Michelle Perrot, Eduardo Castillo

Le temps des féminismes

Editions Grasset

Historienne réputée, Michelle Perrot nous propose une lecture intime mais aussi documentée et théorique, des progrès et des combats livrés par les femmes en un peu plus d’un siècle, pour parvenir au statut qu’elles ont désormais acquis.

Constatant qu’à quelques exceptions près, l’histoire avait été silencieuse avec les femmes alors que dans les grottes préhistoriques « on a trouvé autant voire plus de mains de femmes que d’hommes », Michelle Perrot dresse les portraits de plusieurs femmes qui ont ouvert des voies de reconnaissance, par exemple dans l’art, le journalisme et la littérature.

« Puisqu’elles montent à l’échafaud, elles ont aussi le droit de monter à la tribune », affirmait Olympe de Gouges: l’espace public des femmes ne pouvait donc pas indéfiniment rester celui du bavardage autour des lavoirs…Leur cerveau leur permettait, elles aussi, d’appréhender la pensée philosophique, l’abstraction et les mathématiques… Encore a t-il fallu se battre contre la religion, qui longtemps, a exercé une forme de domination sur elles.
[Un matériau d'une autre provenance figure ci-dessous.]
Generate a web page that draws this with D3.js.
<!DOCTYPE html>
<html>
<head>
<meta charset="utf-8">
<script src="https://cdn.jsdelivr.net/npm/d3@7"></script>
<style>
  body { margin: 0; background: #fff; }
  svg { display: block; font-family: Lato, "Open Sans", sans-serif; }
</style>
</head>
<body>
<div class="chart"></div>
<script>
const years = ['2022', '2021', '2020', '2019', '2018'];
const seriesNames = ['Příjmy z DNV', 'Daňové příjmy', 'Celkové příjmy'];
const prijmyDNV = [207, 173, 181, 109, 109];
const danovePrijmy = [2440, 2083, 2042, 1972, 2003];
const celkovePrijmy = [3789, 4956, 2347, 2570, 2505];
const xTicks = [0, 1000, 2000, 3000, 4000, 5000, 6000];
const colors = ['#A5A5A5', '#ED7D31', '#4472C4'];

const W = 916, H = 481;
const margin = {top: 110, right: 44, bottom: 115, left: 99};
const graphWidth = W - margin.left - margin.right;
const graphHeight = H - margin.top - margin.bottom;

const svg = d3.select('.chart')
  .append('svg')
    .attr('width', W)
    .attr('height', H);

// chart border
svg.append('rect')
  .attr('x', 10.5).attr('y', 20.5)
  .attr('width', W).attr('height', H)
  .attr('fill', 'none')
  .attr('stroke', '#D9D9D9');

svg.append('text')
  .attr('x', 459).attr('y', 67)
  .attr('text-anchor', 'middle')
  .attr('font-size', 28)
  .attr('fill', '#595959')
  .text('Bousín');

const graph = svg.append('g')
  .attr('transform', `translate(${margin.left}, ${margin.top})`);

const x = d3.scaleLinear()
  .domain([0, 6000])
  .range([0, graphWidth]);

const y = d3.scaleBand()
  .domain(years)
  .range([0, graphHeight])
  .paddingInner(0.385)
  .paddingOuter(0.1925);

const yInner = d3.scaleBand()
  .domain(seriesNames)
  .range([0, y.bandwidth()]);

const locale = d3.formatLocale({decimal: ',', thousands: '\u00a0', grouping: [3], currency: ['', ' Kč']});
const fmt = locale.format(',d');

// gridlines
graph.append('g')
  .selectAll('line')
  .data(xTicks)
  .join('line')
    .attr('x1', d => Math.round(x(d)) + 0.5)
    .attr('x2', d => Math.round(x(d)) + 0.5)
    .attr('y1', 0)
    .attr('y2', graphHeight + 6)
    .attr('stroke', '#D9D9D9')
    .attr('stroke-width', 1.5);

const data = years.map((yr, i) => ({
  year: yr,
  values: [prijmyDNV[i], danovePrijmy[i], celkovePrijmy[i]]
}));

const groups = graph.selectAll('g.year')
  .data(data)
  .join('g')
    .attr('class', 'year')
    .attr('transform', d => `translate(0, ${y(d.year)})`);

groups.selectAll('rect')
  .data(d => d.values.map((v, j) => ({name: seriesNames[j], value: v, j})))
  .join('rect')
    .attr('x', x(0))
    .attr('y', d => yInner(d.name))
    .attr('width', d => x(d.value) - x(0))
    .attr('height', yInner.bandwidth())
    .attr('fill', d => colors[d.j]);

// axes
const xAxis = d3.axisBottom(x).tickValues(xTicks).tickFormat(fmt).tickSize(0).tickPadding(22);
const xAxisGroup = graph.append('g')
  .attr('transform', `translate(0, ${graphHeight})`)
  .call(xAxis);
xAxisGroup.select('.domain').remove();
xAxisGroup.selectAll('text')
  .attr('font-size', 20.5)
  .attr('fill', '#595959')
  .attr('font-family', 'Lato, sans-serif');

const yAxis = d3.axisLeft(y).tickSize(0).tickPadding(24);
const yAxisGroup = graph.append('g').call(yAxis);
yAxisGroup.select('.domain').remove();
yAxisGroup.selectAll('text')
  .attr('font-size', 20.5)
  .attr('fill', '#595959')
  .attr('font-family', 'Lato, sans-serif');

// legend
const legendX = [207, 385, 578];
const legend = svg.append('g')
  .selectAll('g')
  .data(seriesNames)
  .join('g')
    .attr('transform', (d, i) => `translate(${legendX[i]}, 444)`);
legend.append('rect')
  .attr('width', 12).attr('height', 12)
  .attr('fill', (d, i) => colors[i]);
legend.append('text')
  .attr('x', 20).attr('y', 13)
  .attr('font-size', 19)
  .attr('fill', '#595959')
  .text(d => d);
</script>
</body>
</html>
On s’amuse aussi à apprendre qu’en 1870 apparait le mot « féminisme », mot à vocation médicale employé par Alexandre Dumas pour qualifier « la maladie des hommes efféminés » !

L’étude des différents combats menés est présentée de manière vivante et juste, analysant y compris le rôle des mots, de la grammaire, des étymologies, comme autant de freins à la reconnaissance du droit des femmes à travailler, à gouverner, ou encore à être indépendantes.

En 1936, lorsque Léon Blum nomme trois femmes ministres, le droit de vote n’est pas encore accordé aux femmes.

En 1956, Jacques Derogy fut exclu du Parti Communiste pour avoir écrit « des enfants malgré nous », un texte racontant le drame des naissances non désirées.

Les écoles primaires sont devenues mixtes en 1960.

Jusqu’en 1975, le mari avait le droit de tuer l’amant de sa femme, mais la réciproque n’était pas vraie.

Il faut attendre 1980 pour que le viol, jusque-là jugé en correctionnelle, soit désormais passible des assises.

Le droit de vote, le droit au chéquier et à l’indépendance financière des femmes, sont des conquêtes qui n’ont que deux générations d’existence. Et ce qui surprend, c’est que cet ensemble de progrès ait été très largement conquis sans structures partisanes, syndicales ou politiques durables.

Ces victoires féminines constituent-elles une menace pour les hommes?  L’historienne estime qu’en tout état de cause, les conquêtes doivent être défendues avec vigilance. Parmi ses arguments les plus puissants, les exemples d’autocraties à travers le monde, capables de revenir sur des acquis et d’imposer aux femmes une nouvelle servilité.

Ce livre, très facile d’accès, extrêmement riche en figures, en exemples et en références, n’est pas un simple plaidoyer féministe. Il raconte une histoire dont le titre lui-même est pluriel: les féminismes puisqu’il revient à chacune et à chacun de nous d’en saisir la portée.